Abstract

The terminology “Sustainability” refers to the practice of integrated principles from environmentalism, social responsibility, and economic development that promote endurance. The question how to maintain a sustainable developing mode concerns many developed and developing countries, whilst the rapid growth of environmental regulations geared toward sustainability summons the doubt of how such policies impact firm productivity and efficiency. In this study, we used a natural experiment methodology to explore the relationship between environmental regulation policy and economic outcomes based on China, where much attention on environmental issues have been putting. A difference-in-difference-in-differences (DDD) model was adopted in our research to solve the endogeneity problem. We root our exploration in the environmental policies of China’s Eleventh Five-Year Plan and consider the different levels of pollution across industries. Employing a large dynamic panel dataset of the Above-scale Industrial Dataset from the period between 1998 and 2012 with roughly 3,000,000 observations, we calculate a number of indicators of corporate performance, including Total Factor Productivity (TFP) and Return on Assets (ROA). Moreover, the Eleventh Five-Year Plan’s lasting economic effects are also investigated.
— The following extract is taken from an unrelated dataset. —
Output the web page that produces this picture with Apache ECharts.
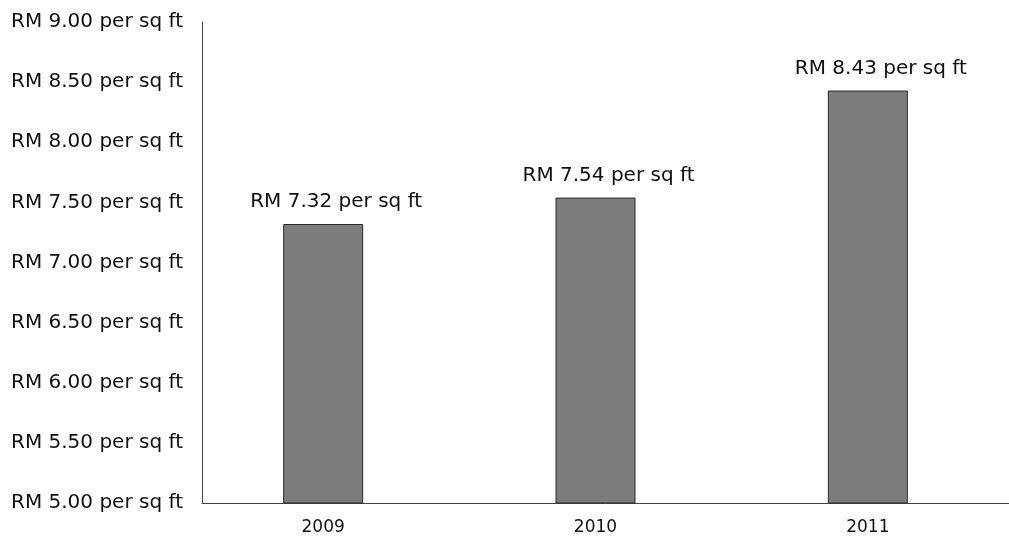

The results evidence that China’s environmental regulation policies negatively affect corporate TFP and ROA in the short-term. Moreover, significant lagged effects can be seen, and the evidence shows that other aspects of economic performance are also negatively associated with environmental regulation policies. Furthermore, we find that light financial constraints, long-term investment behaviors, and capital-labor structures play important roles in bolstering the performance of firms in high-polluting industries. Notably, we find that among these high-polluting firms, poorly performing firms are more likely to exit from the market. On a positive aspect, we find a significant reduction of TFP’s misallocation, particularly in terms of long-term work efficiency. Our findings demonstrate that environmental regulations can help markets that cannot balance economic growth and the pollution caused by economic growth overcome failure; well-designed policy can thus help the economy grow sustainably.